On Mon, Nov 5, 2018, at 7:10 AM, Milosz Wasilewski wrote:
On Mon, 5 Nov 2018 at 02:29, Rafael David Tinoco rafael.tinoco@linaro.org wrote:
On Sun, Nov 4, 2018, at 10:46 PM, Linaro QA wrote:
Summary
kernel: 4.14.79 git repo: https://git.kernel.org/pub/scm/linux/kernel/git/stable/linux-stable-rc.git git branch: linux-4.14.y git commit: 50961e4888a1d53544ac4ea6f185fc27ee4fee4f git describe: v4.14.79 Test details: https://qa-reports.linaro.org/lkft/linux-stable-rc-4.14-oe/build/v4.14.79
Regressions (compared to build v4.14.78-144-gb825fd9fbad5)

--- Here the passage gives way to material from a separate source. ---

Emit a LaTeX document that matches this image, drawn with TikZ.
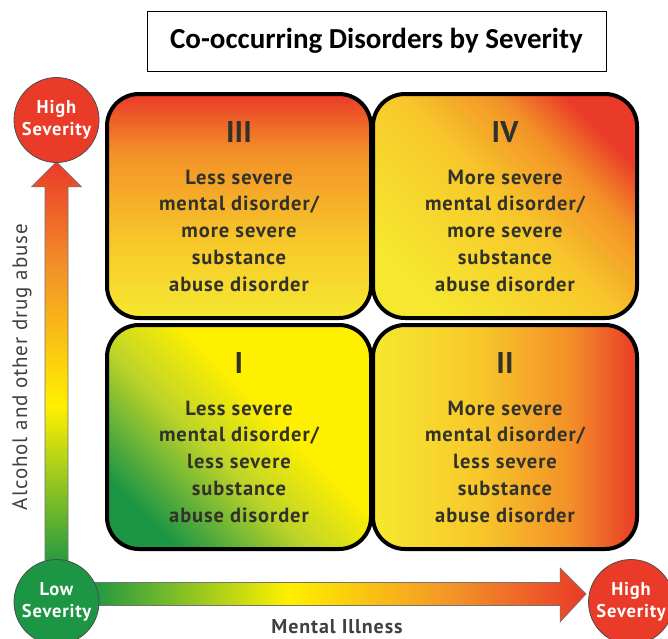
\documentclass[tikz,border=0pt]{standalone}
\usepackage{fontspec}
\setmainfont{PT Sans}
\newfontfamily\titlefont{Carlito}
\newfontfamily\quadfont{PT Sans}[LetterSpace=4.5]
\usetikzlibrary{calc,positioning,backgrounds}

\definecolor{sevred}{RGB}{234,58,40}
\definecolor{sevorange}{RGB}{243,145,40}
\definecolor{sevyellow}{RGB}{255,240,0}
\definecolor{sevgreen}{RGB}{28,150,68}
\definecolor{boxyellow}{RGB}{246,232,48}
\definecolor{boxamber}{RGB}{247,200,42}
\definecolor{boxlime}{RGB}{190,212,40}
\definecolor{inktext}{RGB}{50,50,42}

\pgfdeclarehorizontalshading{axisgrad}{100bp}{color(0bp)=(sevgreen); color(25bp)=(sevgreen); color(45bp)=(sevyellow); color(62bp)=(sevorange); color(75bp)=(sevred); color(100bp)=(sevred)}
\pgfdeclareverticalshading{boxthree}{100bp}{color(0bp)=(boxyellow); color(25bp)=(boxyellow); color(42bp)=(boxamber); color(62bp)=(sevorange); color(75bp)=(sevred); color(100bp)=(sevred)}
\pgfdeclarehorizontalshading{boxfour}{100bp}{color(0bp)=(boxyellow); color(25bp)=(boxyellow); color(50bp)=(boxamber); color(65bp)=(sevorange); color(75bp)=(sevred); color(100bp)=(sevred)}
\pgfdeclarehorizontalshading{boxone}{100bp}{color(0bp)=(sevgreen); color(25bp)=(sevgreen); color(44bp)=(boxlime); color(58bp)=(sevyellow); color(75bp)=(sevyellow); color(100bp)=(sevyellow)}
\pgfdeclarehorizontalshading{boxtwo}{100bp}{color(0bp)=(boxyellow); color(25bp)=(boxyellow); color(45bp)=(boxamber); color(62bp)=(sevorange); color(75bp)=(sevred); color(100bp)=(sevred)}

\tikzset{
  quadbox/.style={draw=black, line width=4pt, rounded corners=32pt, minimum width=264pt, minimum height=224pt, inner sep=0pt},
  numeral/.style={font=\bfseries\fontsize{30}{30}\selectfont, text=inktext},
  quadtext/.style={align=center, font=\quadfont\bfseries\fontsize{20.5}{26.75}\selectfont, text=inktext},
  sevcircle/.style={circle, draw=black!70, line width=0.8pt, minimum size=85pt, inner sep=0pt, align=center, text=white, font=\quadfont\bfseries\fontsize{18.5}{22}\selectfont},
  axisarrow/.style={draw=black!55, line width=0.6pt, shading=axisgrad},
  axislabel/.style={font=\quadfont\fontsize{21}{21}\selectfont, text=black!75},
}

\begin{document}
\begin{tikzpicture}[x=1pt,y=-1pt]
	\useasboundingbox (0,0) rectangle (668,638);
	%%%%% START %%%%%
	\node[draw, line width=0.9pt, minimum width=459pt, minimum height=60pt, font=\titlefont\bfseries\fontsize{29}{29}\selectfont] (title) at (376.5,41) {Co-occurring Disorders by Severity};
	
	% quadrants
	\node[quadbox, shading=boxthree] (q3) at (239,206) {};
	\node[quadbox, shading=boxfour, shading angle=45] (q4) at (505,206) {};
	\node[quadbox, shading=boxone, shading angle=45] (q1) at (239,437) {};
	\node[quadbox, shading=boxtwo] (q2) at (505,437) {};
	
	\node[numeral] (q3num) at ($(q3.north)+(0,40)$) {III};
	\node[numeral] (q4num) at ($(q4.north)+(0,40)$) {IV};
	\node[numeral] (q1num) at ($(q1.north)+(0,40)$) {I};
	\node[numeral] (q2num) at ($(q2.north)+(0,40)$) {II};
	
	\node[quadtext] (q3txt) at ($(q3.north)+(0,138.5)$) {Less severe\\mental disorder/\\more severe\\substance\\abuse disorder};
	\node[quadtext] (q4txt) at ($(q4.north)+(0,138.5)$) {More severe\\mental disorder/\\more severe\\substance\\abuse disorder};
	\node[quadtext] (q1txt) at ($(q1.north)+(0,138.5)$) {Less severe\\mental disorder/\\less severe\\substance\\abuse disorder};
	\node[quadtext] (q2txt) at ($(q2.north)+(0,138.5)$) {More severe\\mental disorder/\\less severe\\substance\\abuse disorder};
	
	% severity ends
	\node[sevcircle, fill=sevred] (hiy) at (56.5,120) {High\\Severity};
	\node[sevcircle, fill=sevgreen] (lo) at (56.5,602) {Low\\Severity};
	\node[sevcircle, fill=sevred] (hix) at (631,602) {High\\Severity};
	
	\begin{pgfonlayer}{background}
		\path[axisarrow, shading angle=90] ($(lo.north)+(-11.5,10)$) -- ($(hiy.south)+(-11.5,24)$) -- ($(hiy.south)+(-25,24)$) -- ($(hiy.south)+(0,-1)$) -- ($(hiy.south)+(25,24)$) -- ($(hiy.south)+(11.5,24)$) -- ($(lo.north)+(11.5,10)$) -- cycle;
		\path[axisarrow] ($(lo.east)+(-10,-19.5)$) -- ($(hix.west)+(-28,-19.5)$) -- ($(hix.west)+(-28,-34)$) -- ($(hix.west)+(-2,-8)$) -- ($(hix.west)+(-28,20)$) -- ($(hix.west)+(-28,3.5)$) -- ($(lo.east)+(-10,3.5)$) -- cycle;
	\end{pgfonlayer}
	
	\node[axislabel, rotate=90] (ylab) at (22,367) {Alcohol and other drug abuse};
	\node[axislabel, font=\quadfont\bfseries\fontsize{20}{20}\selectfont] (xlab) at (337,627) {Mental Illness};
	%%%%% END %%%%%
\end{tikzpicture}
\end{document}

hi6220-hikey - arm64: libhugetlbfs: * mmap-cow-199-200-2M-64
This test creates a mmap for memory backed by hugepages using the file descriptor provided by libhugetlbfs (hugetlbfs_unlined_fd). It creates several childs that will mmap() this same region, mapped by parent, using MAP_PRIVATE flag. This flat will make child virtual memory pages COW. Whenever allocated memory is touched by a child, it has to be duplicated and not to touch parents memory.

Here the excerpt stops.